AIM OF THE TASK:
From the listing, collect all lines containing the word "code".

RECORDS SHOWN:
******

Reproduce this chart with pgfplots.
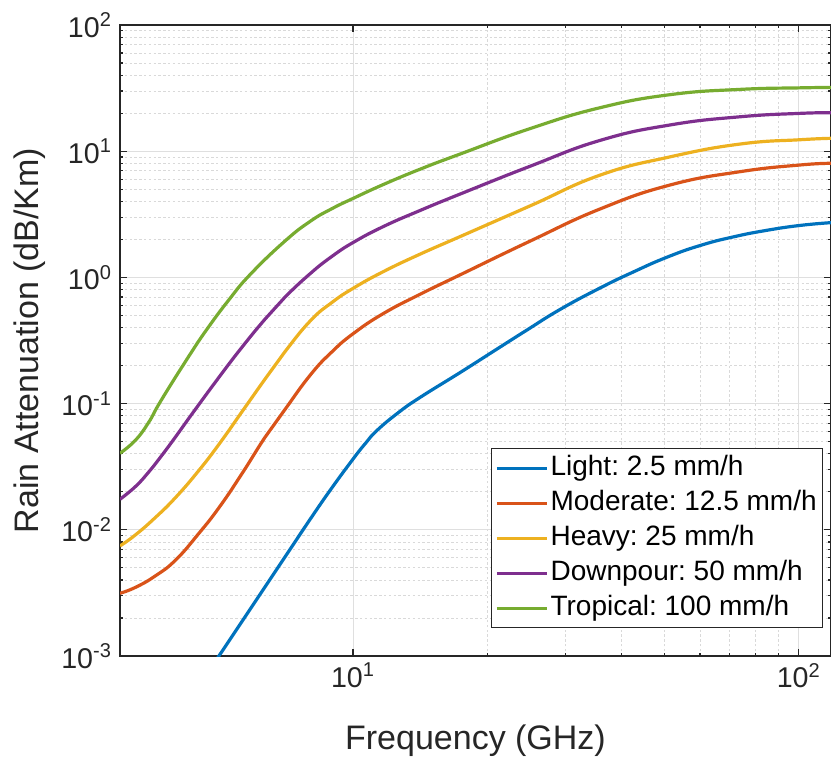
\documentclass[border=0pt]{standalone}
\usepackage{fontspec}
\setmainfont{Liberation Sans}
\usepackage{pgfplots}
\usepackage{pgfplotstable}
\pgfplotsset{compat=1.18}
\frenchspacing

\definecolor{mblue}{rgb}{0,0.447,0.741}
\definecolor{morange}{rgb}{0.85,0.325,0.098}
\definecolor{myellow}{rgb}{0.929,0.694,0.125}
\definecolor{mpurple}{rgb}{0.494,0.184,0.556}
\definecolor{mgreen}{rgb}{0.466,0.674,0.188}
\definecolor{axgray}{rgb}{0.15,0.15,0.15}

\pgfplotstableread{
f A
4.59 0.000646
5.00 0.00100
5.885 0.002366
7.00 0.005929
8.02 0.01219
8.97 0.02158
10.03 0.03690
10.66 0.0484
11.32 0.06138
12.66 0.0853
14.15 0.1122
17.4 0.1766
20.6 0.2582
24.5 0.3811
29.2 0.5598
35.86 0.8260
42.6 1.107
50.6 1.445
60.1 1.791
71.3 2.094
84.7 2.360
100.7 2.582
118.1 2.716
}\light

\pgfplotstableread{
f A
3.00 0.00314
3.25 0.00350
3.60 0.00431
4.00 0.00577
4.51 0.00938
5.02 0.01524
5.64 0.02805
6.36 0.0547
7.02 0.0889
8.02 0.1687
8.97 0.2576
10.03 0.3606
11.71 0.5188
14.15 0.7362
17.4 1.0495
25.0 1.945
35.86 3.491
51.4 5.395
73.9 6.887
100.7 7.780
118.1 8.017
}\moderate

\pgfplotstableread{
f A
3.00 0.00745
3.25 0.00912
3.60 0.01250
4.00 0.01807
4.51 0.02958
5.02 0.04842
5.64 0.0867
6.36 0.1581
7.02 0.2553
8.02 0.4529
8.97 0.6339
10.03 0.8241
11.71 1.114
14.15 1.531
17.4 2.109
25.0 3.698
35.86 6.471
51.4 9.016
73.9 11.40
100.7 12.33
118.1 12.65
}\heavy

\pgfplotstableread{
f A
3.00 0.01746
3.25 0.02203
3.48 0.02871
3.73 0.03917
4.00 0.05470
4.36 0.08356
5.02 0.1644
5.64 0.2812
6.36 0.4710
7.02 0.6918
8.02 1.074
8.97 1.469
10.03 1.901
11.71 2.535
14.15 3.396
17.4 4.581
25.0 7.621
35.86 12.19
51.4 16.14
73.9 18.75
100.7 19.95
118.1 20.18
}\downpour

\pgfplotstableread{
f A
3.00 0.0404
3.25 0.0513
3.48 0.0711
3.66 0.0977
4.00 0.163
4.28 0.237
4.67 0.376
5.26 0.661
5.885 1.059
7.02 1.928
8.02 2.786
8.97 3.508
10.03 4.246
11.71 5.458
14.15 7.211
17.4 9.506
25.0 15.14
35.86 22.13
51.4 28.05
73.9 30.90
100.7 31.77
118.1 31.99
}\tropical

\begin{document}
\begin{tikzpicture}
\begin{loglogaxis}[
  scale only axis,
  width=355.5pt, height=315.5pt,
  xmin=3, xmax=118.1,
  ymin=1e-3, ymax=1e2,
  xtick={10,100},
  xticklabels={10\textsuperscript{1},10\textsuperscript{2}},
  ytick={1e-3,1e-2,1e-1,1,10,100},
  yticklabels={10\textsuperscript{-3},10\textsuperscript{-2},10\textsuperscript{-1},10\textsuperscript{0},10\textsuperscript{1},10\textsuperscript{2}},
  tick label style={font=\fontsize{14.3}{17}\selectfont, text=axgray},
  xticklabel style={yshift=0pt},
  yticklabel style={xshift=-0.5pt},
  axis line style={axgray, line width=0.6pt},
  tick style={axgray, line width=0.6pt},
  major tick length=3.5pt,
  minor tick length=1.75pt,
  tick align=inside,
  grid=both,
  major grid style={gray!25, line width=0.5pt},
  minor grid style={gray!30, line width=0.4pt, dash pattern=on 1.2pt off 1.2pt},
  xlabel={Frequency (GHz)},
  ylabel={Rain Attenuation (dB/Km)},
  label style={font=\fontsize{17}{20}\selectfont, text=axgray},
  xlabel style={at={(axis description cs:0.5,0)}, anchor=center, yshift=-42.5pt},
  ylabel style={at={(axis description cs:-0.1266,0.5)}, anchor=center},
  legend style={
    at={(axis description cs:0.989,0.044)}, anchor=south east,
    draw=axgray, line width=0.5pt, fill=white,
    font=\fontsize{14}{17}\selectfont,
    inner xsep=2pt, inner ysep=1pt,
    nodes={inner sep=1pt, text height=11.5pt, text depth=4pt},
    cells={anchor=west},
  },
  legend image code/.code={\draw[#1, line width=1.6pt] (0pt,0pt) -- (25pt,0pt);},
  every axis plot/.append style={line width=1.6pt, no markers},
]
\addplot[mblue, smooth, tension=0.8] table[x=f,y=A] {\light};
\addlegendentry{Light: 2.5 mm/h}
\addplot[morange, smooth, tension=0.8] table[x=f,y=A] {\moderate};
\addlegendentry{Moderate: 12.5 mm/h}
\addplot[myellow, smooth, tension=0.8] table[x=f,y=A] {\heavy};
\addlegendentry{Heavy: 25 mm/h}
\addplot[mpurple, smooth, tension=0.8] table[x=f,y=A] {\downpour};
\addlegendentry{Downpour: 50 mm/h}
\addplot[mgreen, smooth, tension=0.8] table[x=f,y=A] {\tropical};
\addlegendentry{Tropical: 100 mm/h}
\end{loglogaxis}
\pgfresetboundingbox
\useasboundingbox ([xshift=-60pt,yshift=-52.5pt]current axis.south west) rectangle ([yshift=12.5pt]current axis.north east);
\end{tikzpicture}
\end{document}
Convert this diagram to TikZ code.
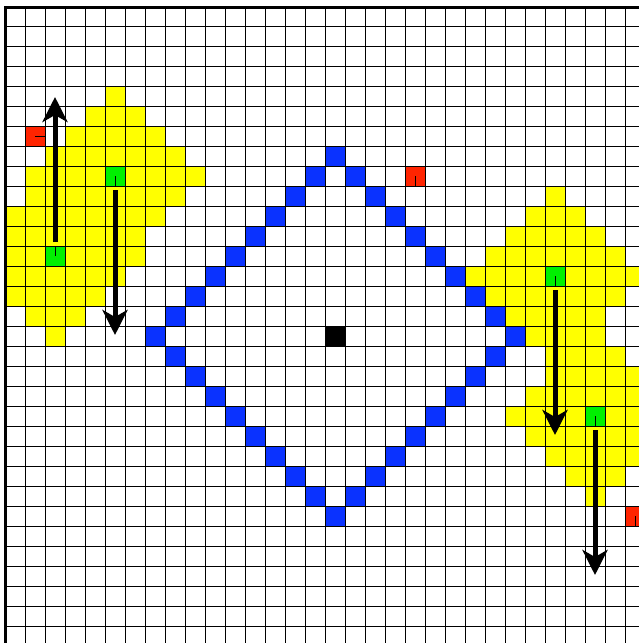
\documentclass[tikz,border=0pt]{standalone}
\usetikzlibrary{arrows.meta}
\definecolor{cyel}{RGB}{255,255,0}
\definecolor{cgrn}{RGB}{0,240,0}
\definecolor{cred}{RGB}{255,36,0}
\definecolor{cblu}{RGB}{10,50,255}
\begin{document}
\begin{tikzpicture}[x=1pt,y=-1pt,
  cellnode/.style={rectangle, minimum size=20pt, inner sep=0pt, outer sep=0pt, draw=none},
  gcell/.style={cellnode, fill=cgrn},
  rcell/.style={cellnode, fill=cred},
  kcell/.style={cellnode, fill=black},
  tickmark/.style={line width=0.8pt, black},
  gridline/.style={line width=1pt, black},
  borderline/.style={line width=2.7pt, black},
  arr/.style={line width=5pt, black, -{Stealth[length=25pt,width=25pt,inset=7pt]}},
]
\useasboundingbox (0,0) rectangle (639,643);
\fill[white] (0,0) rectangle (639,643);
\begin{scope}
\clip (5,6) rectangle (639,643);
% yellow regions: cells within distance 4 of each green cell
\foreach \gc/\gr in {5/8,2/12,27/13,29/20}{
  \foreach \dx in {-4,...,4}{
    \pgfmathtruncatemacro\mymm{4-abs(\dx)}
    \pgfmathtruncatemacro\myylo{-\mymm}
    \foreach \dy in {\myylo,...,\mymm}{
      \fill[cyel] ({5+20*(\gc+\dx)},{6+20*(\gr+\dy)}) rectangle ++(20,20);
    }}}
% blue diamond
\foreach \dx in {-9,...,9}{
  \pgfmathtruncatemacro\mymm{9-abs(\dx)}
  \fill[cblu] ({5+20*(16+\dx)},{6+20*(16+\mymm)}) rectangle ++(20,20);
  \fill[cblu] ({5+20*(16+\dx)},{6+20*(16-\mymm)}) rectangle ++(20,20);
}
% special cells
\node[kcell] (ctr) at (335,336) {};
\node[gcell] (g1) at (115,176) {};
\node[gcell] (g2) at (55,256) {};
\node[gcell] (g3) at (555,276) {};
\node[gcell] (g4) at (595,416) {};
\node[rcell] (r1) at (35,136) {};
\node[rcell] (r2) at (415,176) {};
\node[rcell] (r3) at (635,516) {};
% grid
\foreach \k in {1,...,31}{
  \draw[gridline] ({5+20*\k},6) -- ({5+20*\k},643);
  \draw[gridline] (5,{6+20*\k}) -- (639,{6+20*\k});
}
\end{scope}
\draw[borderline] (5.3,643) -- (5.3,7.5) -- (639,7.5);
% heading ticks
\draw[tickmark] (g1.center) -- (g1.south);
\draw[tickmark] (g2.center) -- (g2.north);
\draw[tickmark] (g3.center) -- (g3.south);
\draw[tickmark] (g4.center) -- (g4.south);
\draw[tickmark] (r1.center) -- (r1.east);
\draw[tickmark] (r2.center) -- (r2.south);
\draw[tickmark] (r3.center) -- (r3.south);
% arrows
\draw[arr] ([yshift=4pt]g2.north) -- ++(0,-145);
\draw[arr] ([yshift=-4pt]g1.south) -- ++(0,145);
\draw[arr] ([yshift=-4pt]g3.south) -- ++(0,145);
\draw[arr] ([yshift=-4pt]g4.south) -- ++(0,145);
\end{tikzpicture}
\end{document}
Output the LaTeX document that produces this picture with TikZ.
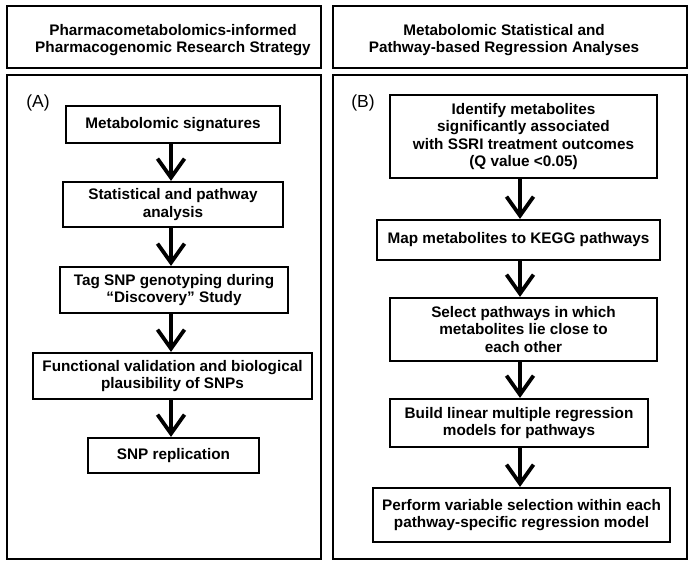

******

WRITTEN ANSWER:
  legend image code/.code={\draw[#1, line width=1.6pt] (0pt,0pt) -- (25pt,0pt);},
Convert this diagram to TikZ code.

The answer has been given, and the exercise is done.